In an era when nameplates often sound like they were spat out of a random-name generator, Aston Martin resurrects the Vanquish moniker last used in 2018. The new model replaces the DBS Superleggera, which replaced the second-generation Vanquish, which replaced the DBS, which replaced the first-generation Vanquish…notice a pattern? It doesn’t take an immense stretch to imagine that a Volante roadster is coming, but right now the Vanquish is coupe-only.
And what a coupe! Although the Vanquish and the DBS Superleggera share proportions, Aston added about three inches to the new car’s wheelbase by increasing the dash-to-axle ratio to accentuate the classic GT lines. Design boss Marek Reichman’s team penned a sleek, elegant silhouette that’s unburdened by bench-sized, race car-like wings, yet the Vanquish isn’t quite what I’d call subtle. It looks fast even when it’s parked. No one is going to assume there’s a 1.0-liter 3-cylinder under the hood. But it doesn’t wear “I’m going to punch you in the nose” styling. Reichman points out that every design cue is functional: the huge grille increases airflow by 13%, for example.
2025 Aston Martin Vanquish, Ronan Glon photo
2025 Aston Martin Vanquish, Ronan Glon photo
2025 Aston Martin Vanquish, Ronan Glon photo
Aston Martin Vanquish: V-12 and purity
The carbon-fiber body’s pure lines set the course for the rest of the Vanquish. Here’s what you won’t find on the specifications sheet: a hybrid system, rear-wheel steering, and a head-up display. It’s just the essentials, including a big, front-mid-mounted V-12 and jumbo-sized carbon-ceramic brakes. Like rivals Ferrari and Lamborghini, Aston Martin is fighting to keep the V-12 alive for as long as possible. It’s not a concern about heritage or a way to highlight its rebellious side. It’s more of a business decision.
Keeping the V-12 “reflects what our customers want,” Simon Newton, Aston Martin’s director of vehicle performance, told me. “There’s a real interest in the V-12, and in the classic GT architecture of having an internal-combustion engine and rear-wheel-drive.” He only wants to embrace technology when it makes sense. His team considered using rear-wheel steering but decided it wasn’t necessary. Instead, they tuned the steering for agility at low speeds and leveraged the electronic limited-slip rear differential (a first in a V-12-powered Aston Martin) to dial in sharp handling at higher speeds.

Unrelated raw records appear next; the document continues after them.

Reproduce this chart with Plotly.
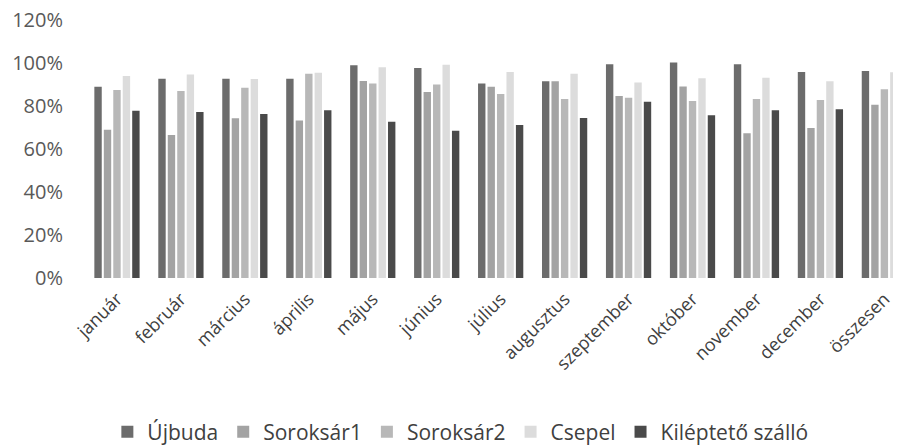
import plotly.graph_objects as go

categories = ["január", "február", "március", "április", "május", "június", "július",
              "augusztus", "szeptember", "október", "november", "december", "összesen"]

ujbuda     = [0.89, 0.927, 0.927, 0.927, 0.99, 0.977, 0.905, 0.915, 0.994, 1.002, 0.994, 0.958, 0.963]
soroksar1  = [0.69, 0.665, 0.743, 0.733, 0.916, 0.865, 0.89, 0.915, 0.847, 0.891, 0.673, 0.698, 0.806]
soroksar2  = [0.874, 0.87, 0.885, 0.95, 0.905, 0.90, 0.856, 0.833, 0.839, 0.823, 0.833, 0.828, 0.878]
csepel     = [0.94, 0.947, 0.926, 0.955, 0.98, 0.992, 0.958, 0.95, 0.909, 0.929, 0.932, 0.915, 0.957]
kilepteto  = [0.778, 0.772, 0.763, 0.78, 0.727, 0.685, 0.712, 0.744, 0.82, 0.757, 0.78, 0.785, 0.769]

y_ticks = [0, 0.2, 0.4, 0.6, 0.8, 1.0, 1.2]

series = [
    ("Újbuda", ujbuda, "#6c6c6c"),
    ("Soroksár1", soroksar1, "#a3a3a3"),
    ("Soroksár2", soroksar2, "#b8b8b8"),
    ("Csepel", csepel, "#dcdcdc"),
    ("Kiléptető szálló", kilepteto, "#4a4a4a"),
]

fig = go.Figure()
for name, vals, col in series:
    fig.add_trace(go.Bar(x=categories, y=vals, name=name, marker_color=col,
                         marker_line_width=0))

# page has an 8px body margin, so the figure is sized/offset to compensate
fig.update_layout(
    width=893, height=440,
    margin=dict(l=77, r=0, t=12, b=170),
    paper_bgcolor="white", plot_bgcolor="white",
    barmode="group", bargap=0.26, bargroupgap=0.22,
    font=dict(family="Open Sans, sans-serif", color="#404040"),
    showlegend=True,
    legend=dict(orientation="h", xanchor="center", x=0.46, yref="container",
                y=0.036, yanchor="middle", font=dict(size=21, color="#404040"),
                itemwidth=30, traceorder="normal"),
    xaxis=dict(range=[-0.5, 12.26], tickangle=-45, tickfont=dict(size=18, color="#404040"),
               showgrid=False, showline=False, ticks="", zeroline=False,
               automargin=False, ticklabelstandoff=6, ticklabeloverflow="allow"),
    yaxis=dict(range=[0, 1.2001], tickvals=y_ticks,
               tickformat=".0%", tickfont=dict(size=20, color="#595959"),
               showgrid=False, zeroline=False, showline=False, ticks="",
               ticklabelstandoff=21, automargin=False, ticklabeloverflow="allow"),
)

fig.write_html("out.html")
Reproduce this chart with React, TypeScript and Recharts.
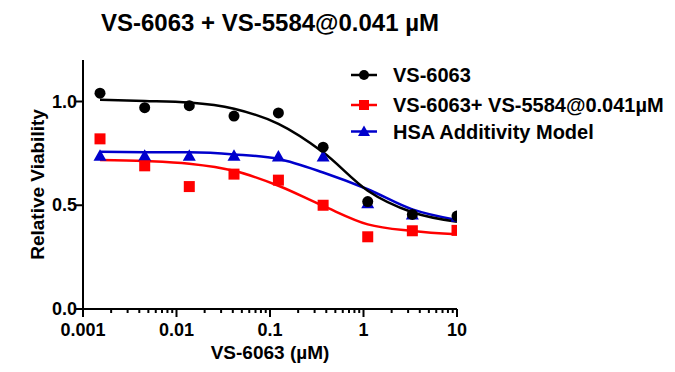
import { ComposedChart, Line, Scatter, XAxis, YAxis, Legend } from 'recharts';

const concentrations = [0.00152, 0.00457, 0.0137, 0.0412, 0.123, 0.37, 1.11, 3.33, 10];

const vs6063 = [1.04, 0.97, 0.98, 0.93, 0.945, 0.78, 0.518, 0.456, 0.448];
const combo = [0.82, 0.69, 0.59, 0.65, 0.621, 0.5, 0.348, 0.377, 0.379];
const hsa = [0.739, 0.739, 0.738, 0.738, 0.735, 0.735, 0.51, 0.455, 0.445];

// fitted curves at the same concentrations
const vs6063Fit = [1.008, 1.003, 0.995, 0.965, 0.892, 0.755, 0.57, 0.466, 0.42];
const comboFit = [0.718, 0.713, 0.7, 0.666, 0.594, 0.497, 0.408, 0.376, 0.36];
const hsaFit = [0.758, 0.756, 0.755, 0.745, 0.723, 0.658, 0.577, 0.48, 0.429];

const seriesNames = ['VS-6063', 'VS-6063+ VS-5584@0.041µM', 'HSA Additivity Model'];
const seriesColors = ['#000000', '#ff0000', '#0000cc'];

const decades = [0.001, 0.01, 0.1, 1, 10];
const yTicks = [0, 0.5, 1.0];

const minorTicks = decades.slice(0, -1).flatMap((d) => [2, 3, 4, 5, 6, 7, 8, 9].map((m) => +(d * m).toPrecision(3)));
const xTicks = [...decades, ...minorTicks].sort((a, b) => a - b);

const toPoints = (ys: number[]) => concentrations.map((x, i) => ({ x, y: ys[i] }));

const FONT = "'Liberation Sans Narrow', 'Arial Narrow', 'Liberation Sans', Arial, sans-serif";
const FONT_WIDE = "'Liberation Sans', Arial, sans-serif";

const CircleDot = (p: any) => <circle cx={p.cx} cy={p.cy} r={5.5} fill={seriesColors[0]} />;
const SquareDot = (p: any) => <rect x={p.cx - 5.5} y={p.cy - 5.5} width={11} height={11} fill={seriesColors[1]} />;
const TriangleDot = (p: any) => (
  <polygon points={`${p.cx},${p.cy - 6.5} ${p.cx + 6.5},${p.cy + 5} ${p.cx - 6.5},${p.cy + 5}`} fill={seriesColors[2]} />
);

const XTick = ({ x, y, payload }: any) => {
  const major = decades.includes(payload.value);
  return (
    <g>
      <line x1={x} x2={x} y1={y} y2={y + (major ? 8 : 4)} stroke="#000" strokeWidth={2} />
      {major && (
        <text x={x} y={y + 27} textAnchor="middle" fontFamily={FONT} fontWeight="bold" fontSize={18} fill="#000">
          {String(payload.value)}
        </text>
      )}
    </g>
  );
};

const YTick = ({ x, y, payload }: any) => (
  <g>
    <line x1={x} x2={x - 7} y1={y} y2={y} stroke="#000" strokeWidth={2} />
    <text x={x - 6} y={y + 6} textAnchor="end" fontFamily={FONT} fontWeight="bold" fontSize={18} fill="#000">
      {payload.value.toFixed(1)}
    </text>
  </g>
);

const YLabel = ({ viewBox }: any) => {
  const cx = viewBox.x + 14;
  const cy = viewBox.y + viewBox.height / 2;
  return (
    <text x={cx} y={cy} transform={`rotate(-90 ${cx} ${cy})`} textAnchor="middle" dominantBaseline="central"
      fontFamily={FONT} fontWeight="bold" fontSize={19} fill="#000">
      Relative Viability
    </text>
  );
};

const XLabel = ({ viewBox }: any) => (
  <text x={viewBox.x + viewBox.width / 2} y={viewBox.y + 50} textAnchor="middle"
    fontFamily={FONT} fontWeight="bold" fontSize={19} fill="#000">
    VS-6063 (µM)
  </text>
);

const rowY = [15, 45, 71.5];

const LegendBox = () => (
  <svg width={335} height={90}>
    {seriesNames.map((name, i) => {
      const cy = rowY[i];
      const c = seriesColors[i];
      return (
        <g key={name}>
          <line x1={11} x2={37} y1={cy} y2={cy} stroke={c} strokeWidth={2.5} />
          {i === 0 && <circle cx={24} cy={cy} r={5} fill={c} />}
          {i === 1 && <rect x={19} y={cy - 5} width={10} height={10} fill={c} />}
          {i === 2 && <polygon points={`24,${cy - 6} 30,${cy + 4.5} 18,${cy + 4.5}`} fill={c} />}
          <text x={53} y={cy + 7} fontFamily={FONT_WIDE} fontWeight="bold" fontSize={20} fill="#000">
            {name}
          </text>
        </g>
      );
    })}
  </svg>
);

export default function App() {
  return (
    <div style={{ position: 'absolute', left: 0, top: 0, width: 675, height: 372, background: '#fff' }}>
      <div
        style={{
          position: 'absolute', left: 0, top: 10, width: 540, textAlign: 'center',
          fontFamily: FONT, fontWeight: 'bold', fontSize: 24, color: '#000', lineHeight: '26px',
        }}
      >
        VS-6063 + VS-5584@0.041 µM
      </div>
      <ComposedChart width={675} height={372} margin={{ top: 60, right: 218, bottom: 33, left: 23 }}>
        <XAxis
          dataKey="x"
          type="number"
          scale="log"
          domain={[0.001, 10]}
          allowDataOverflow
          ticks={xTicks}
          interval={0}
          tick={<XTick />}
          tickLine={false}
          tickSize={0}
          tickMargin={0}
          height={30}
          axisLine={{ stroke: '#000', strokeWidth: 2 }}
          label={<XLabel />}
        />
        <YAxis
          dataKey="y"
          type="number"
          domain={[0, 1.2]}
          allowDataOverflow
          ticks={yTicks}
          interval={0}
          tick={<YTick />}
          tickLine={false}
          tickSize={0}
          tickMargin={0}
          width={60}
          axisLine={{ stroke: '#000', strokeWidth: 2 }}
          label={<YLabel />}
        />
        <Legend
          layout="horizontal"
          verticalAlign="middle"
          content={<LegendBox />}
          wrapperStyle={{ left: 340, top: 60, width: 335, height: 90 }}
        />
        <Line data={toPoints(hsaFit)} dataKey="y" type="monotone" stroke={seriesColors[2]} strokeWidth={2.5} dot={false} isAnimationActive={false} legendType="none" />
        <Line data={toPoints(comboFit)} dataKey="y" type="monotone" stroke={seriesColors[1]} strokeWidth={2.5} dot={false} isAnimationActive={false} legendType="none" />
        <Line data={toPoints(vs6063Fit)} dataKey="y" type="monotone" stroke={seriesColors[0]} strokeWidth={2.5} dot={false} isAnimationActive={false} legendType="none" />
        <Scatter data={toPoints(hsa)} dataKey="y" shape={<TriangleDot />} isAnimationActive={false} />
        <Scatter data={toPoints(combo)} dataKey="y" shape={<SquareDot />} isAnimationActive={false} />
        <Scatter data={toPoints(vs6063)} dataKey="y" shape={<CircleDot />} isAnimationActive={false} />
      </ComposedChart>
    </div>
  );
}
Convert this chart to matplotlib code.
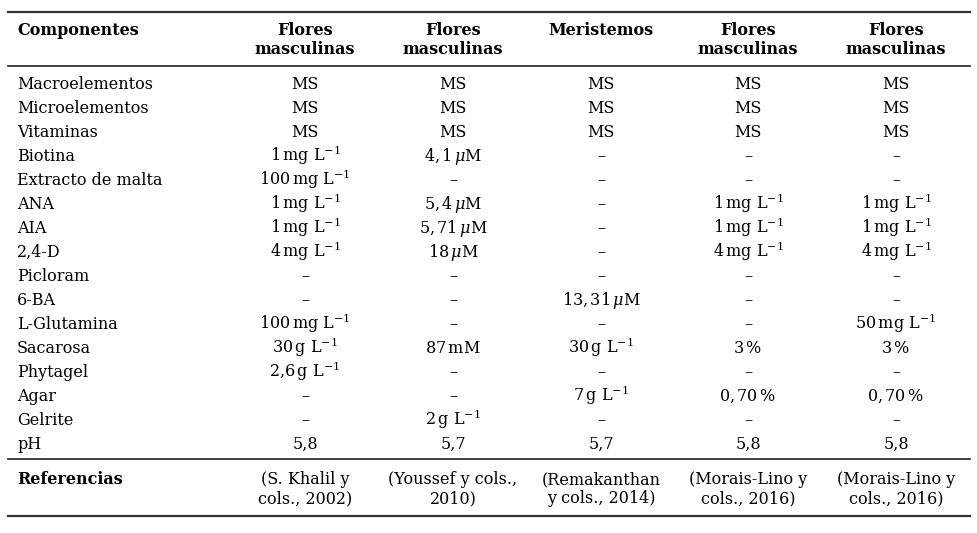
import matplotlib.pyplot as plt

plt.rcParams['font.family'] = ['DejaVu Serif']
plt.rcParams['mathtext.fontset'] = 'dejavuserif'
plt.rcParams['mathtext.default'] = 'regular'

headers = [["Flores", "masculinas"], ["Flores", "masculinas"], ["Meristemos"],
           ["Flores", "masculinas"], ["Flores", "masculinas"]]

componentes = ["Macroelementos", "Microelementos", "Vitaminas", "Biotina",
               "Extracto de malta", "ANA", "AIA", "2,4-D", "Picloram", "6-BA",
               "L-Glutamina", "Sacarosa", "Phytagel", "Agar", "Gelrite", "pH"]

D = "–"
MG = r"$\,$mg L$^{-1}$"
G = r"$\,$g L$^{-1}$"
UM = r"$\,\mathit{\mu}$M"
col1 = ["MS", "MS", "MS", "1" + MG, "100" + MG, "1" + MG, "1" + MG, "4" + MG,
        D, D, "100" + MG, "30" + G, "2,6" + G, D, D, "5,8"]
col2 = ["MS", "MS", "MS", r"4,$\,$1" + UM, D, r"5,$\,$4" + UM, r"5,$\,$71" + UM,
        "18" + UM, D, D, D, r"87$\,$mM", D, D, "2" + G, "5,7"]
col3 = ["MS", "MS", "MS", D, D, D, D, D, D, r"13,$\,$31" + UM, D, "30" + G,
        D, "7" + G, D, "5,7"]
col4 = ["MS", "MS", "MS", D, D, "1" + MG, "1" + MG, "4" + MG,
        D, D, D, r"3$\,$%", D, r"0,$\,$70$\,$%", D, "5,8"]
col5 = ["MS", "MS", "MS", D, D, "1" + MG, "1" + MG, "4" + MG,
        D, D, "50" + MG, r"3$\,$%", D, r"0,$\,$70$\,$%", D, "5,8"]
columnas = [col1, col2, col3, col4, col5]

referencias = [["(S. Khalil y", "cols., 2002)"], ["(Youssef y cols.,", "2010)"],
               ["(Remakanthan", "y cols., 2014)"], ["(Morais-Lino y", "cols., 2016)"],
               ["(Morais-Lino y", "cols., 2016)"]]

fig = plt.figure(figsize=(9.78, 5.33), dpi=100)
ax = fig.add_axes([0, 0, 1, 1])
ax.set_xlim(0, 978)
ax.set_ylim(533, 0)
ax.axis('off')

fs = 11.5
x_label = 17
x_cols = [305, 453, 601, 748, 896]
row0 = 89
step = 24

ax.plot([8, 970], [12, 12], color='#333', lw=1.6)
ax.plot([8, 970], [66, 66], color='#333', lw=1.3)
ax.plot([8, 970], [459, 459], color='#333', lw=1.3)
ax.plot([8, 970], [516, 516], color='#333', lw=1.6)

ax.text(x_label, 35, "Componentes", fontsize=fs, fontweight='bold', va='baseline')
for x, h in zip(x_cols, headers):
    for k, line in enumerate(h):
        ax.text(x, 35 + k * 19, line, fontsize=fs, fontweight='bold',
                ha='center', va='baseline')

for i, name in enumerate(componentes):
    y = row0 + i * step
    ax.text(x_label, y, name, fontsize=fs, va='baseline')
    for x, col in zip(x_cols, columnas):
        ax.text(x, y, col[i], fontsize=fs, ha='center', va='baseline')

ax.text(x_label, 484, "Referencias", fontsize=fs, fontweight='bold', va='baseline')
for x, r in zip(x_cols, referencias):
    for k, line in enumerate(r):
        ax.text(x, 484 + k * 19, line, fontsize=fs, ha='center', va='baseline')

fig.savefig("out.png", dpi=100)
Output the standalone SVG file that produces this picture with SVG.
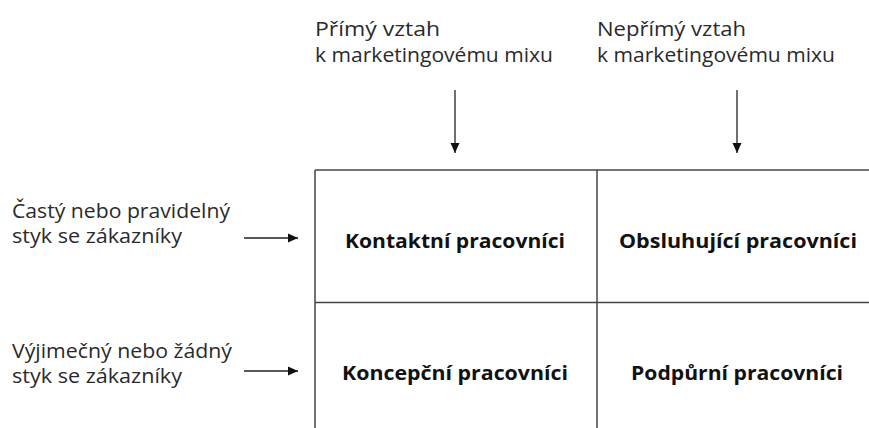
<svg xmlns="http://www.w3.org/2000/svg" width="869" height="428" viewBox="0 0 869 428">
<defs>
<marker id="ah" viewBox="0 0 10 12" refX="10" refY="6" markerWidth="10" markerHeight="12" markerUnits="userSpaceOnUse" orient="auto">
<path d="M0,1.5 L10,6 L0,10.5 Z" fill="#111"/>
</marker>
<style>
.lbl{font-family:"Open Sans","Noto Sans","Liberation Sans",sans-serif;font-size:20px;fill:#2a2a2a}
.cell{font-family:"Open Sans","Noto Sans","Liberation Sans",sans-serif;font-size:20px;font-weight:bold;fill:#111;text-anchor:middle}
.grid{stroke:#444;stroke-width:1.5;fill:none}
.conn{stroke:#222;stroke-width:1.3;fill:none;marker-end:url(#ah)}
</style>
</defs>
<rect width="869" height="428" fill="#fff"/>
<g id="grid">
<line class="grid" x1="315" y1="170" x2="869" y2="170"/>
<line class="grid" x1="315" y1="302.5" x2="869" y2="302.5"/>
<line class="grid" x1="315" y1="170" x2="315" y2="428"/>
<line class="grid" x1="597" y1="170" x2="597" y2="428"/>
</g>
<g id="col1-header"><text class="lbl" x="315" y="36" textLength="125" lengthAdjust="spacingAndGlyphs">Přímý vztah</text><text class="lbl" x="315" y="62" textLength="238" lengthAdjust="spacingAndGlyphs">k marketingovému mixu</text></g>
<g id="col2-header"><text class="lbl" x="597" y="36" textLength="149" lengthAdjust="spacingAndGlyphs">Nepřímý vztah</text><text class="lbl" x="597" y="62" textLength="238" lengthAdjust="spacingAndGlyphs">k marketingovému mixu</text></g>
<g id="row1-header"><text class="lbl" x="12" y="218" textLength="218" lengthAdjust="spacingAndGlyphs">Častý nebo pravidelný</text><text class="lbl" x="12" y="243" textLength="170" lengthAdjust="spacingAndGlyphs">styk se zákazníky</text></g>
<g id="row2-header"><text class="lbl" x="12" y="358" textLength="220" lengthAdjust="spacingAndGlyphs">Výjimečný nebo žádný</text><text class="lbl" x="12" y="383" textLength="170" lengthAdjust="spacingAndGlyphs">styk se zákazníky</text></g>
<g id="cell-kontaktni"><text class="cell" x="455" y="248" textLength="220" lengthAdjust="spacingAndGlyphs">Kontaktní pracovníci</text></g>
<g id="cell-obsluhujici"><text class="cell" x="738" y="248" textLength="238" lengthAdjust="spacingAndGlyphs">Obsluhující pracovníci</text></g>
<g id="cell-koncepcni"><text class="cell" x="455" y="380" textLength="226" lengthAdjust="spacingAndGlyphs">Koncepční pracovníci</text></g>
<g id="cell-podpurni"><text class="cell" x="737" y="380" textLength="212" lengthAdjust="spacingAndGlyphs">Podpůrní pracovníci</text></g>
<g id="connectors">
<line class="conn" x1="455" y1="90" x2="455" y2="153"/>
<line class="conn" x1="737" y1="90" x2="737" y2="153"/>
<line class="conn" x1="244" y1="238" x2="298" y2="238"/>
<line class="conn" x1="244" y1="371" x2="298" y2="371"/>
</g>
</svg>
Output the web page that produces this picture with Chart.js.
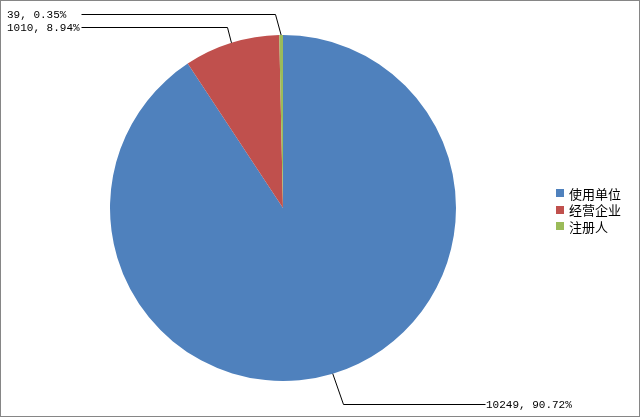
<!DOCTYPE html>
<html>
<head>
<meta charset="utf-8">
<script src="https://cdn.jsdelivr.net/npm/chart.js@4"></script>
<style>
  body { margin: 0; background: #fff; }
  #wrap { width: 638px; height: 415px; border: 1px solid #868686; }
</style>
</head>
<body>
<div id="wrap"><canvas id="pieChart" width="638" height="415"></canvas></div>
<script>
// Data
const categories = ['使用单位', '经营企业', '注册人'];
const counts = [10249, 1010, 39];
const sliceColors = ['#4F81BD', '#C0504D', '#9BBB59'];

// Where each data label sits (canvas px): text start, leader elbow, far end of the horizontal run
const labelLayout = [
  { textX: 485, y: 403, elbowX: 342, lineX: 484 },
  { textX: 6, y: 26, elbowX: 226, lineX: 80 },
  { textX: 6, y: 13, elbowX: 274, lineX: 80 }
];

const total = counts.reduce((a, b) => a + b, 0);

// Leader-line labels: "value, pct%"
const leaderLabels = {
  id: 'leaderLabels',
  afterDatasetsDraw(chart) {
    const ctx = chart.ctx;
    const arcs = chart.getDatasetMeta(0).data;
    ctx.save();
    ctx.strokeStyle = '#000';
    ctx.lineWidth = 1;
    ctx.fillStyle = '#000';
    ctx.font = '11px "Liberation Mono", "DejaVu Sans Mono", monospace';
    ctx.textBaseline = 'middle';
    ctx.textAlign = 'left';
    arcs.forEach((arc, i) => {
      const p = arc.getProps(['x', 'y', 'startAngle', 'endAngle', 'outerRadius'], true);
      const mid = (p.startAngle + p.endAngle) / 2;
      const ax = p.x + Math.cos(mid) * p.outerRadius;
      const ay = p.y + Math.sin(mid) * p.outerRadius;
      const lay = labelLayout[i];
      ctx.beginPath();
      ctx.moveTo(ax, ay);
      ctx.lineTo(lay.elbowX + 0.5, lay.y + 0.5);
      ctx.lineTo(lay.lineX + 0.5, lay.y + 0.5);
      ctx.stroke();
      const pct = (counts[i] / total * 100).toFixed(2);
      ctx.fillText(`${counts[i]}, ${pct}%`, lay.textX, lay.y + 1);
    });
    ctx.restore();
  }
};

// Legend on the right
const sideLegend = {
  id: 'sideLegend',
  afterDraw(chart) {
    const ctx = chart.ctx;
    ctx.save();
    ctx.font = '13px "Noto Sans CJK SC", sans-serif';
    ctx.textBaseline = 'middle';
    ctx.textAlign = 'left';
    categories.forEach((name, i) => {
      const cy = 192 + i * 16.5;
      ctx.fillStyle = sliceColors[i];
      ctx.fillRect(555, Math.round(cy - 4), 8, 8);
      ctx.fillStyle = '#000';
      ctx.fillText(name, 568, cy + 1);
    });
    ctx.restore();
  }
};

new Chart(document.getElementById('pieChart'), {
  type: 'pie',
  data: {
    labels: categories,
    datasets: [{
      data: counts,
      backgroundColor: sliceColors,
      borderWidth: 0
    }]
  },
  options: {
    responsive: false,
    animation: false,
    layout: { padding: { top: 34, bottom: 35, left: 109, right: 183 } },
    plugins: {
      legend: { display: false },
      tooltip: { enabled: false }
    }
  },
  plugins: [leaderLabels, sideLegend]
});
</script>
</body>
</html>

It’s not like Aston Martin doesn’t have a smaller engine in its arsenal. While the Vantage and the DB12 use a twin-turbo 4.0-liter V-8 borrowed from Mercedes-AMG and tuned in-house, the Vanquish receives a home-grown twin-turbocharged 5.2-liter V-12. Its predecessor ticked this box as well, but Newton stresses that his team only kept the old engine’s bore, stroke, and V-angle. Engineers updated just about everything else to unlock more power while keeping emissions in check. The engine block, the connecting rods, and the cylinder heads are among the new parts, and the turbos now spool faster. The numbers speak for themselves: the new Vanquish delivers 825 hp and 740 lb-ft of torque, up from 715 and 663, respectively, in the regular-production DBS Superleggera. The V-12 spins the rear wheels via a rear-mounted 8-speed automatic transaxle and a carbon-fiber driveshaft.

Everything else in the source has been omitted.